Reproduce all the lines exactly as they stand, apart from the pictures.

_Source material_:
----------

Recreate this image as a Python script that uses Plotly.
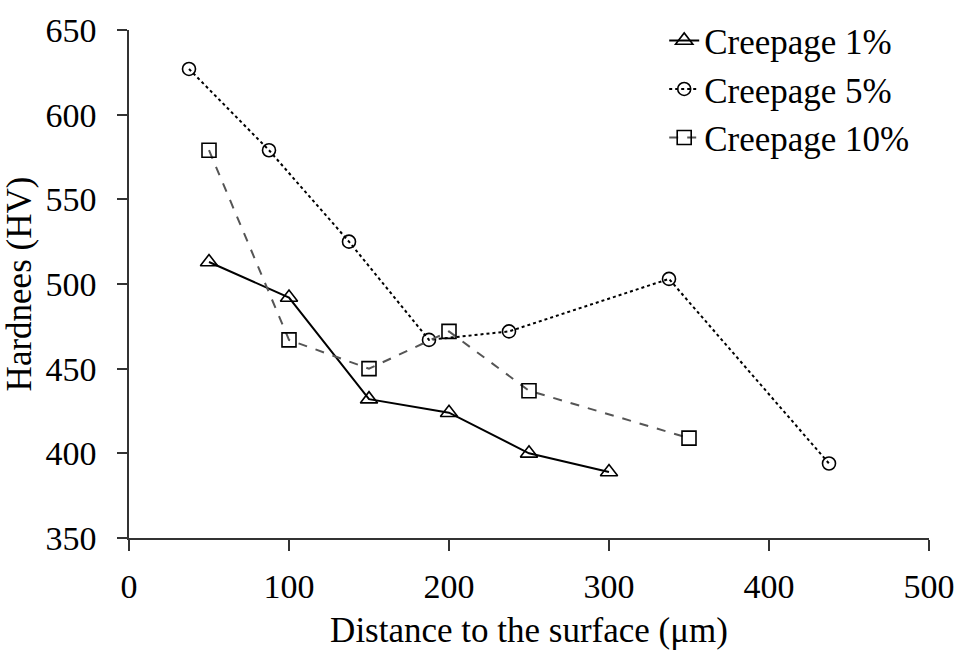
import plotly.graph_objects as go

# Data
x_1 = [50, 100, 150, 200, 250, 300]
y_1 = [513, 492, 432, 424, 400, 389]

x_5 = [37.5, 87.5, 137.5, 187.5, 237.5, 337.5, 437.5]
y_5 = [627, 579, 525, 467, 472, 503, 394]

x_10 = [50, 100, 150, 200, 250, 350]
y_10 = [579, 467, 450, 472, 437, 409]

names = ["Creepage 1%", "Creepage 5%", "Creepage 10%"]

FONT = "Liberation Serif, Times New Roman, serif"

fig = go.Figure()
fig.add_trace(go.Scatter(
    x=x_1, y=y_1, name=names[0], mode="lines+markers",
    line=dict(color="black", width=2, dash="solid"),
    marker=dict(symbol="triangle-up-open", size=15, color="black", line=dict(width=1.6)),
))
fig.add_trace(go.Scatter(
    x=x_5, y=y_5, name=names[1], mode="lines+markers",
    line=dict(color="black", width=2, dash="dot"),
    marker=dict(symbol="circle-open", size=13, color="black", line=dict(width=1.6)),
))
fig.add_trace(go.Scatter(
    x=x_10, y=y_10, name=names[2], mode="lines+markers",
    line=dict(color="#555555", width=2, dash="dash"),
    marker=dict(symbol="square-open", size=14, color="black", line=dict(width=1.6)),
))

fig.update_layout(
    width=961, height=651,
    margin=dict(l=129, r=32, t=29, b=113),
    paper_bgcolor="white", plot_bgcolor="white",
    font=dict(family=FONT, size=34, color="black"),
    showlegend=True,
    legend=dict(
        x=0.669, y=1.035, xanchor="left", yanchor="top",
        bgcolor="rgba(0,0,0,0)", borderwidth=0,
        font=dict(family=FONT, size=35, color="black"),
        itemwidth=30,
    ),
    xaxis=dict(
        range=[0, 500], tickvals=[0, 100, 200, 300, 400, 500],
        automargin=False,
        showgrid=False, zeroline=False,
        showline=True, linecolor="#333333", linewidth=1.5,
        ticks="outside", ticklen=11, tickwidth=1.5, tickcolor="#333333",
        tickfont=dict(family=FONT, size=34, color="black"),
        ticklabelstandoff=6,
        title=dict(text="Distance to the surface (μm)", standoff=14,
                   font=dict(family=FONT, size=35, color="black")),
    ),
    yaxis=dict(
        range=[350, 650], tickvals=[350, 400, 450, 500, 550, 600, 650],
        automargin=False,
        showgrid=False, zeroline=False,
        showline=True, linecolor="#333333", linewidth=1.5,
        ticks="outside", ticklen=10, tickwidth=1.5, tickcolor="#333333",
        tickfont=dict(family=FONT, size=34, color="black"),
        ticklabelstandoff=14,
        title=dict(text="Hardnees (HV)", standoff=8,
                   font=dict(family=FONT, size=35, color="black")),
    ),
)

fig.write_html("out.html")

----------

_Task result_:
Recreate this image as a Python script that uses Plotly.
import plotly.graph_objects as go

# Data
x_1 = [50, 100, 150, 200, 250, 300]
y_1 = [513, 492, 432, 424, 400, 389]

x_5 = [37.5, 87.5, 137.5, 187.5, 237.5, 337.5, 437.5]
y_5 = [627, 579, 525, 467, 472, 503, 394]

x_10 = [50, 100, 150, 200, 250, 350]
y_10 = [579, 467, 450, 472, 437, 409]

names = ["Creepage 1%", "Creepage 5%", "Creepage 10%"]

FONT = "Liberation Serif, Times New Roman, serif"

fig = go.Figure()
fig.add_trace(go.Scatter(
    x=x_1, y=y_1, name=names[0], mode="lines+markers",
    line=dict(color="black", width=2, dash="solid"),
    marker=dict(symbol="triangle-up-open", size=15, color="black", line=dict(width=1.6)),
))
fig.add_trace(go.Scatter(
    x=x_5, y=y_5, name=names[1], mode="lines+markers",
    line=dict(color="black", width=2, dash="dot"),
    marker=dict(symbol="circle-open", size=13, color="black", line=dict(width=1.6)),
))
fig.add_trace(go.Scatter(
    x=x_10, y=y_10, name=names[2], mode="lines+markers",
    line=dict(color="#555555", width=2, dash="dash"),
    marker=dict(symbol="square-open", size=14, color="black", line=dict(width=1.6)),
))

fig.update_layout(
    width=961, height=651,
    margin=dict(l=129, r=32, t=29, b=113),
    paper_bgcolor="white", plot_bgcolor="white",
    font=dict(family=FONT, size=34, color="black"),
    showlegend=True,
    legend=dict(
        x=0.669, y=1.035, xanchor="left", yanchor="top",
        bgcolor="rgba(0,0,0,0)", borderwidth=0,
        font=dict(family=FONT, size=35, color="black"),
        itemwidth=30,
    ),
    xaxis=dict(
        range=[0, 500], tickvals=[0, 100, 200, 300, 400, 500],
        automargin=False,
        showgrid=False, zeroline=False,
        showline=True, linecolor="#333333", linewidth=1.5,
        ticks="outside", ticklen=11, tickwidth=1.5, tickcolor="#333333",
        tickfont=dict(family=FONT, size=34, color="black"),
        ticklabelstandoff=6,
        title=dict(text="Distance to the surface (μm)", standoff=14,
                   font=dict(family=FONT, size=35, color="black")),
    ),
    yaxis=dict(
        range=[350, 650], tickvals=[350, 400, 450, 500, 550, 600, 650],
        automargin=False,
        showgrid=False, zeroline=False,
        showline=True, linecolor="#333333", linewidth=1.5,
        ticks="outside", ticklen=10, tickwidth=1.5, tickcolor="#333333",
        tickfont=dict(family=FONT, size=34, color="black"),
        ticklabelstandoff=14,
        title=dict(text="Hardnees (HV)", standoff=8,
                   font=dict(family=FONT, size=35, color="black")),
    ),
)

fig.write_html("out.html")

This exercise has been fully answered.